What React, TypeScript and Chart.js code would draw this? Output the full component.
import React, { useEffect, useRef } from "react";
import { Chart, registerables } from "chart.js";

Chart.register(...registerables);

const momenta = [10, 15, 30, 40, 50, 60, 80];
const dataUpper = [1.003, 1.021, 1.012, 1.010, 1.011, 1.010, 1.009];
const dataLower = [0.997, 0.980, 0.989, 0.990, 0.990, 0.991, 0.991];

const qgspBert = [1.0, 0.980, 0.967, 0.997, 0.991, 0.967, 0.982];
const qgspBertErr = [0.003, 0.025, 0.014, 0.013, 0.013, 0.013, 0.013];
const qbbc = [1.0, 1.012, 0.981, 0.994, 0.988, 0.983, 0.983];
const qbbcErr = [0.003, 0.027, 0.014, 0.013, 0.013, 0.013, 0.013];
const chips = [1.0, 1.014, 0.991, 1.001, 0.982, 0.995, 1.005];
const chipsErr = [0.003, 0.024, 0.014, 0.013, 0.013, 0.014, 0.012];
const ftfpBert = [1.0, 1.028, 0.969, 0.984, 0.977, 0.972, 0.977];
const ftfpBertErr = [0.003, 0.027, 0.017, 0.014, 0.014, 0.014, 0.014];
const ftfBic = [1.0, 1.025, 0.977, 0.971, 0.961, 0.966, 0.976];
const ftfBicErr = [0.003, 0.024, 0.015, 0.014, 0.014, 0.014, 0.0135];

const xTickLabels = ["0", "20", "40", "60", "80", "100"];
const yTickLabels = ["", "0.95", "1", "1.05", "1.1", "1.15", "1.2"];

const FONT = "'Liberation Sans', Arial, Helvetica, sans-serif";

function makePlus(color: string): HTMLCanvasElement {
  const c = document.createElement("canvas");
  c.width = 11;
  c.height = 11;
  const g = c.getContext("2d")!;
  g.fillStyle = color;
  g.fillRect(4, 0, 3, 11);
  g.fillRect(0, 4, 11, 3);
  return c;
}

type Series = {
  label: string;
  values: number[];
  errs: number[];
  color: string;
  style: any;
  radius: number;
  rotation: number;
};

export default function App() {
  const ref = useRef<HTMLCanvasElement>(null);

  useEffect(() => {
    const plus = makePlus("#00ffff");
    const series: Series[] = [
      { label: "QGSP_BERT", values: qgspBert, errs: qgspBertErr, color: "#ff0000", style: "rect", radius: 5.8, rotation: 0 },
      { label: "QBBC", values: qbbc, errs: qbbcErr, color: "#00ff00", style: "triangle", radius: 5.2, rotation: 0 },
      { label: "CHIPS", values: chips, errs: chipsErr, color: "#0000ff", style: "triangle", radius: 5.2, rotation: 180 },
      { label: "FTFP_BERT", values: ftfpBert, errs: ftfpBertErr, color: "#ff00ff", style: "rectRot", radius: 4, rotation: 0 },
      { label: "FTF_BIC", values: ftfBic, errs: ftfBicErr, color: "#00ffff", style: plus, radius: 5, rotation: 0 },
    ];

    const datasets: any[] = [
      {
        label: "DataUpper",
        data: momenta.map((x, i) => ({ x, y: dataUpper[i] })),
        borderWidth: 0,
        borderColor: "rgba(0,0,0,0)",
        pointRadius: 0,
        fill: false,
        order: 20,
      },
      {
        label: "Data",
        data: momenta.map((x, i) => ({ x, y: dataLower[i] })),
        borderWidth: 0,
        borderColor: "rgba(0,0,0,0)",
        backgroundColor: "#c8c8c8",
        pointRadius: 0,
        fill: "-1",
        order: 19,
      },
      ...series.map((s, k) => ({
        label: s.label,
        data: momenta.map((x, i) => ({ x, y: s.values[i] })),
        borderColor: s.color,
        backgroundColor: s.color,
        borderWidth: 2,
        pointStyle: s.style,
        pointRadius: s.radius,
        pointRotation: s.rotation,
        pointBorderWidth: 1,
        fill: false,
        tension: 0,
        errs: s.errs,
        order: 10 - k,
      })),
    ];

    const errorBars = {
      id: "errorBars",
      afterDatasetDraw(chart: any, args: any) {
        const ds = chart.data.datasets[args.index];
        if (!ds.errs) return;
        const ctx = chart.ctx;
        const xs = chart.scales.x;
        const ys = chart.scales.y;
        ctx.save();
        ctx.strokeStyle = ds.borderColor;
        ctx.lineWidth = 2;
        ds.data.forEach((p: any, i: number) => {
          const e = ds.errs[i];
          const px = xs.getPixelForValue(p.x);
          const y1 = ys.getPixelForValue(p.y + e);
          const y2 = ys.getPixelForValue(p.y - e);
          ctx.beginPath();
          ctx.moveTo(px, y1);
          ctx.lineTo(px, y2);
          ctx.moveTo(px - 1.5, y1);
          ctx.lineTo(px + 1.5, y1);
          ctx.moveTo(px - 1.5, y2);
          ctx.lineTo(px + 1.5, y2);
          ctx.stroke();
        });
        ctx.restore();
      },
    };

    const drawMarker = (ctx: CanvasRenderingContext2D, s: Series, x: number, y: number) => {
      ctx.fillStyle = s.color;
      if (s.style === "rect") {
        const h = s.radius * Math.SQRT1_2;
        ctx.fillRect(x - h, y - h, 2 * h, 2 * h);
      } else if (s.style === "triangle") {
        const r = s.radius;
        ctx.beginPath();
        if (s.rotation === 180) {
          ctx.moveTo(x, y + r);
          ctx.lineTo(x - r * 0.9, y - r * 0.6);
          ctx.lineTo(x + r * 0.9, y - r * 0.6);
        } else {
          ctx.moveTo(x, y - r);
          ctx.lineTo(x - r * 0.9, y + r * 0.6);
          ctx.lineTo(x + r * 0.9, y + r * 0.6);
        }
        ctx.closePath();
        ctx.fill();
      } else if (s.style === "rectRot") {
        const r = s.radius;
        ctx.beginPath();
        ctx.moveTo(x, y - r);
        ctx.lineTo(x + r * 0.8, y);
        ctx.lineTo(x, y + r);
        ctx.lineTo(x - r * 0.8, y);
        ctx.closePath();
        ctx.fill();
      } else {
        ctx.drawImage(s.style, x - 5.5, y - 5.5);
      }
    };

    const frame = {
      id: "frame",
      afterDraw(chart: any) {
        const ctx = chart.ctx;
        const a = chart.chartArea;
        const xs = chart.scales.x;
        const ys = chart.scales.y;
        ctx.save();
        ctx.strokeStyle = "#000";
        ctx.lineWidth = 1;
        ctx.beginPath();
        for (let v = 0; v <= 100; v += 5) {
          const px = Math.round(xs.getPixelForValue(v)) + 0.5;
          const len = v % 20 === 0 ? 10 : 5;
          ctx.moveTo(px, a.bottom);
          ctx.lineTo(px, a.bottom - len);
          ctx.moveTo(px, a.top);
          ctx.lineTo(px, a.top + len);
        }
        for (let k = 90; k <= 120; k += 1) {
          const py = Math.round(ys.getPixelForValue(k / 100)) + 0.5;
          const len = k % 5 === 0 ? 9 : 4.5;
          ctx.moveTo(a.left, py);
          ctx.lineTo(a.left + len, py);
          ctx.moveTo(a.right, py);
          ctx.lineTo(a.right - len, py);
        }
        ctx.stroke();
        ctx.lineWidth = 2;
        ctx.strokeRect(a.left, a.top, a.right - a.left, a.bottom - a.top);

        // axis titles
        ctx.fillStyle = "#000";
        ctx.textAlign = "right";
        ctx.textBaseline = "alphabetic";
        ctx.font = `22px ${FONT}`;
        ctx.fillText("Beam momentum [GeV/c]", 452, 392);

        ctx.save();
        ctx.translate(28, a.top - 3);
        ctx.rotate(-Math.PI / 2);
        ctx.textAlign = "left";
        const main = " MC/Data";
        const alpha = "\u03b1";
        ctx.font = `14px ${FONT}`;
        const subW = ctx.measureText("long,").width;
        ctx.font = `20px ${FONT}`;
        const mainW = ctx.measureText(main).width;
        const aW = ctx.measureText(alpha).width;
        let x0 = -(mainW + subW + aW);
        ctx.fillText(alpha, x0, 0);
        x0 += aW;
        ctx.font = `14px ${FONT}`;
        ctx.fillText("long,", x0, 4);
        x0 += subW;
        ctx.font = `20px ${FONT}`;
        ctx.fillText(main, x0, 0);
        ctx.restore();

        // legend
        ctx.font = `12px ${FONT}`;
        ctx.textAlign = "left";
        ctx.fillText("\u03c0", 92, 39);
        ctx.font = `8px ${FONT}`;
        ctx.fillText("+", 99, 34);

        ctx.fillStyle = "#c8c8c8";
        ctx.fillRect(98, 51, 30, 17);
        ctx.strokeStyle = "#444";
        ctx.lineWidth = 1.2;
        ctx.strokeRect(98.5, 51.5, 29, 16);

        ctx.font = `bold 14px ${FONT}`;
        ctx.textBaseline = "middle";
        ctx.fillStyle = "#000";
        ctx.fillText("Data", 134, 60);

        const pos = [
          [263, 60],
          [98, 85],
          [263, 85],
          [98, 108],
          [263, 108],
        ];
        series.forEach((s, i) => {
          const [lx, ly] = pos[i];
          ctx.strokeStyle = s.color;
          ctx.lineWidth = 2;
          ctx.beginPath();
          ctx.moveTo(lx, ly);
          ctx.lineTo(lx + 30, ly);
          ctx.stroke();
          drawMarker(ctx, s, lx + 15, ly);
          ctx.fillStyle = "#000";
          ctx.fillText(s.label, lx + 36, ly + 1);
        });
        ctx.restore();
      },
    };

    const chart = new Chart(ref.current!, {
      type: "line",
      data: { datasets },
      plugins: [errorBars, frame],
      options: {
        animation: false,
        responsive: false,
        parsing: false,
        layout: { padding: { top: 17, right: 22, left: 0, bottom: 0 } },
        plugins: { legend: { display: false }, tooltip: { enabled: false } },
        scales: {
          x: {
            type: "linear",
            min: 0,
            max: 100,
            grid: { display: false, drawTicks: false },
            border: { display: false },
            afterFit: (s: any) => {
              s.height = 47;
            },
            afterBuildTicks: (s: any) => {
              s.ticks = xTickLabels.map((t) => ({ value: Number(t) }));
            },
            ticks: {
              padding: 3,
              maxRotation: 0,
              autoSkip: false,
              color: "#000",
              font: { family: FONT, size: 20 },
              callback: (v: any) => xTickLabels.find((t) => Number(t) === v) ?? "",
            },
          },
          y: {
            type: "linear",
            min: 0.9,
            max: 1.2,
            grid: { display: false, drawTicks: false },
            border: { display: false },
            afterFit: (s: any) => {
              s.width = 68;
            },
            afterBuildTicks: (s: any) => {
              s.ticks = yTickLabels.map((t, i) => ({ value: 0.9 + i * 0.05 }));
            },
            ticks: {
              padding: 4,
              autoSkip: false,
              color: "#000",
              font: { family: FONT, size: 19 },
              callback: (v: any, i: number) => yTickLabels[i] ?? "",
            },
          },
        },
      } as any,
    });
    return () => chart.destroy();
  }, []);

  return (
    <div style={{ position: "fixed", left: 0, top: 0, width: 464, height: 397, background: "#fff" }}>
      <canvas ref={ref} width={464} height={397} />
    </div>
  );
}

> [Exercise objective] Everything from the first line of the material through the line containing "Chart.register(...registerables);" is to be printed exactly; lines after that are to be left out.

> [Answer for this exercise]
What React, TypeScript and Chart.js code would draw this? Output the full component.
import React, { useEffect, useRef } from "react";
import { Chart, registerables } from "chart.js";

Chart.register(...registerables);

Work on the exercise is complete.